---------- Supplied information ----------
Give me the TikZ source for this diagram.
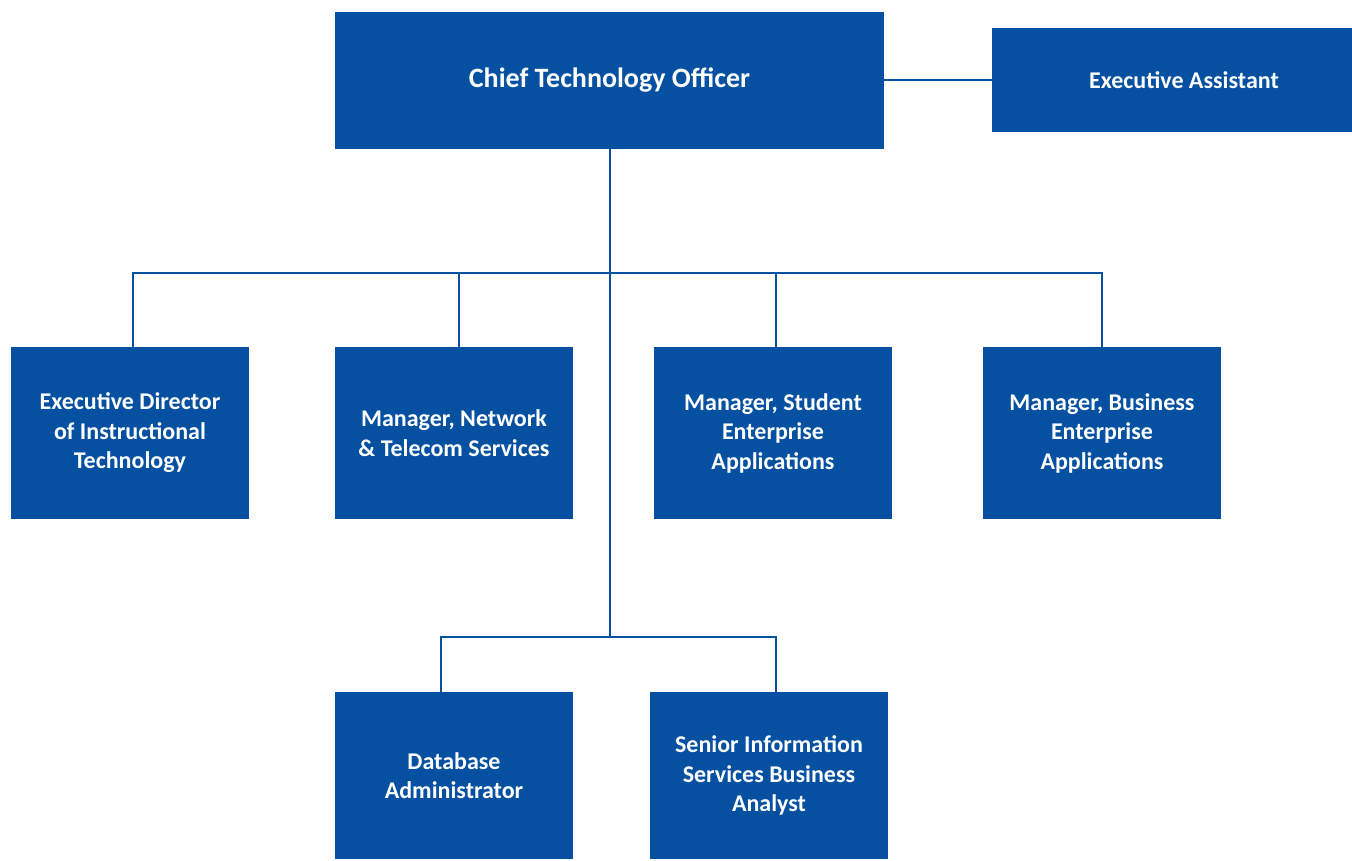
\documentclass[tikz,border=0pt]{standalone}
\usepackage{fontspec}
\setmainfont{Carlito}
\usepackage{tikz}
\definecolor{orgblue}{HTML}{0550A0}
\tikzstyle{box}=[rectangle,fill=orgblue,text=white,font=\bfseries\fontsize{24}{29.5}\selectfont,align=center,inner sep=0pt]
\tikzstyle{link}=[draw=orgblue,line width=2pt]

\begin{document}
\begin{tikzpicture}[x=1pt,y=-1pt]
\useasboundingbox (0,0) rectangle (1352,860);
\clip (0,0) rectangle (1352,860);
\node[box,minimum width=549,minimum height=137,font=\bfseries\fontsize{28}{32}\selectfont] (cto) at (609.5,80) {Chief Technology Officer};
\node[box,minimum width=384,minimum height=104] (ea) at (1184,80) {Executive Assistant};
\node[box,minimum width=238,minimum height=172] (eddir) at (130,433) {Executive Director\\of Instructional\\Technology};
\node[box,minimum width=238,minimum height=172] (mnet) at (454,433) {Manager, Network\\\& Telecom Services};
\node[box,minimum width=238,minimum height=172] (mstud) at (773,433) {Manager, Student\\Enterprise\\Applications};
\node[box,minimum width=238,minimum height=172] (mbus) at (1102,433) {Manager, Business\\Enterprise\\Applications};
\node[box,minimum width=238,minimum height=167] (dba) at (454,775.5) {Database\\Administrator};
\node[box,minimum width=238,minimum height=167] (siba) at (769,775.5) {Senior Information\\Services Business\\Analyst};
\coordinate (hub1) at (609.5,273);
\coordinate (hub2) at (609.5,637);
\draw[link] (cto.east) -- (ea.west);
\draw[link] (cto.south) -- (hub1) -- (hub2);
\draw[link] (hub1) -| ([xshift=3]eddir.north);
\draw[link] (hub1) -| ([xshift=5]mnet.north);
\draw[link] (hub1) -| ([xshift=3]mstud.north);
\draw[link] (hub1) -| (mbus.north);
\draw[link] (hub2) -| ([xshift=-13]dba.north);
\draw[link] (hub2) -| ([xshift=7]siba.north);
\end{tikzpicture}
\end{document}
----------
▶ _Direction_:
Repeat the listing in full and exactly. Leave any pictures out.

▶ _Written response_:
Give me the TikZ source for this diagram.
\documentclass[tikz,border=0pt]{standalone}
\usepackage{fontspec}
\setmainfont{Carlito}
\usepackage{tikz}
\definecolor{orgblue}{HTML}{0550A0}
\tikzstyle{box}=[rectangle,fill=orgblue,text=white,font=\bfseries\fontsize{24}{29.5}\selectfont,align=center,inner sep=0pt]
\tikzstyle{link}=[draw=orgblue,line width=2pt]

\begin{document}
\begin{tikzpicture}[x=1pt,y=-1pt]
\useasboundingbox (0,0) rectangle (1352,860);
\clip (0,0) rectangle (1352,860);
\node[box,minimum width=549,minimum height=137,font=\bfseries\fontsize{28}{32}\selectfont] (cto) at (609.5,80) {Chief Technology Officer};
\node[box,minimum width=384,minimum height=104] (ea) at (1184,80) {Executive Assistant};
\node[box,minimum width=238,minimum height=172] (eddir) at (130,433) {Executive Director\\of Instructional\\Technology};
\node[box,minimum width=238,minimum height=172] (mnet) at (454,433) {Manager, Network\\\& Telecom Services};
\node[box,minimum width=238,minimum height=172] (mstud) at (773,433) {Manager, Student\\Enterprise\\Applications};
\node[box,minimum width=238,minimum height=172] (mbus) at (1102,433) {Manager, Business\\Enterprise\\Applications};
\node[box,minimum width=238,minimum height=167] (dba) at (454,775.5) {Database\\Administrator};
\node[box,minimum width=238,minimum height=167] (siba) at (769,775.5) {Senior Information\\Services Business\\Analyst};
\coordinate (hub1) at (609.5,273);
\coordinate (hub2) at (609.5,637);
\draw[link] (cto.east) -- (ea.west);
\draw[link] (cto.south) -- (hub1) -- (hub2);
\draw[link] (hub1) -| ([xshift=3]eddir.north);
\draw[link] (hub1) -| ([xshift=5]mnet.north);
\draw[link] (hub1) -| ([xshift=3]mstud.north);
\draw[link] (hub1) -| (mbus.north);
\draw[link] (hub2) -| ([xshift=-13]dba.north);
\draw[link] (hub2) -| ([xshift=7]siba.north);
\end{tikzpicture}
\end{document}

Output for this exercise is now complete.